Il s’agit d’une part de passer entre les mailles de la détection machinique (les machines tentent de se reconnaître entre elles et de s’exclure), et d’autre part d’utiliser les différentes modalités d’inscription (écriture, citation, annotation) disponibles sur le réseau, en vue créer un rythme existentiel : la trop grande régularité de celui-ci pourrait être suffisant pour en détecter la provenance technologique. Enfin, Netlife mêle différentes procédures de générations afin de brouiller les cartes. Cette question de la genèse des médias est fondamentale parce qu’elle permet de faire l’hypothèse d’une provenance et donc aussi pour une part d’une intentionnalité. La question : ce média est-il humain ou machinique ? Est une question qui porte sur : Que me veut-on ?
S’il ne s’agit pas de faire un tableau exhaustif des procédures possibles, les possibilités étant déterminées par un contexte socio-technologique se transformant au fil des innovations et des adoptions, voici quelques pistes de réflexion typologique portant principalement sur le texte :
- Génération morphologique.
- Recomposition à partir d’un corpus préexistant.
- Découpe d’un corpus préexistant.
- Repost d’un corpus posté par d’autres.
- Capture d’un corpus “sagesse des foules”.

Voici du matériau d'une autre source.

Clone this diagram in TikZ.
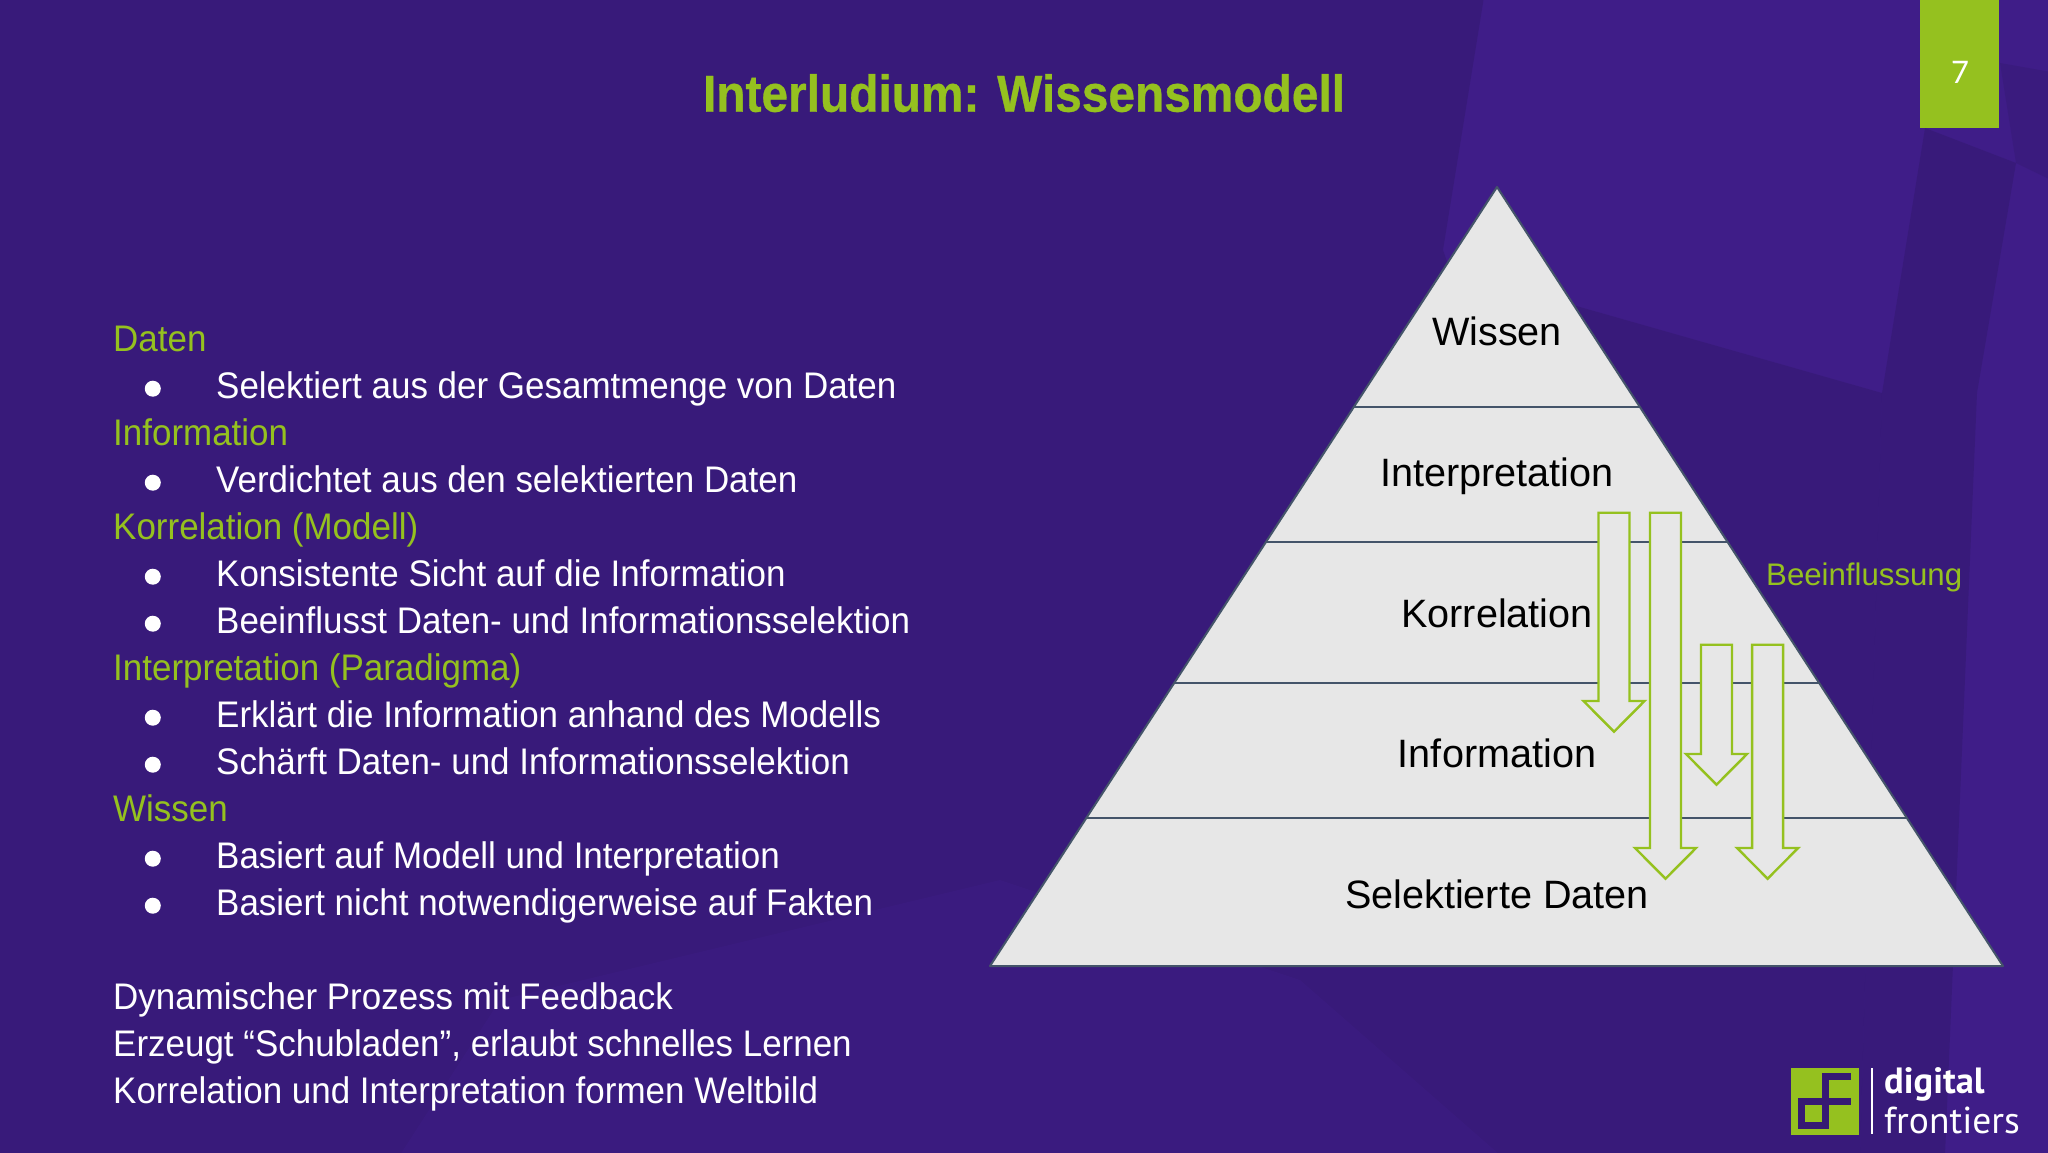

Nous nommons rythmologie, la programmation du rythme, c’est-à-dire de la fréquence semi-aléatoire de la production et de la diffusion sur le réseau des médias, et de leur provenance anthropologique ou machinique. Le rythme est l’actualisation factuelle de cette rythmologie, c’est-à-dire les événements sur le réseau. La loi est un ensemble de procédures permettant aux machines de détecter d’autres machines (bots), et c’est cette loi identitaire qu’il faut défier et détourner.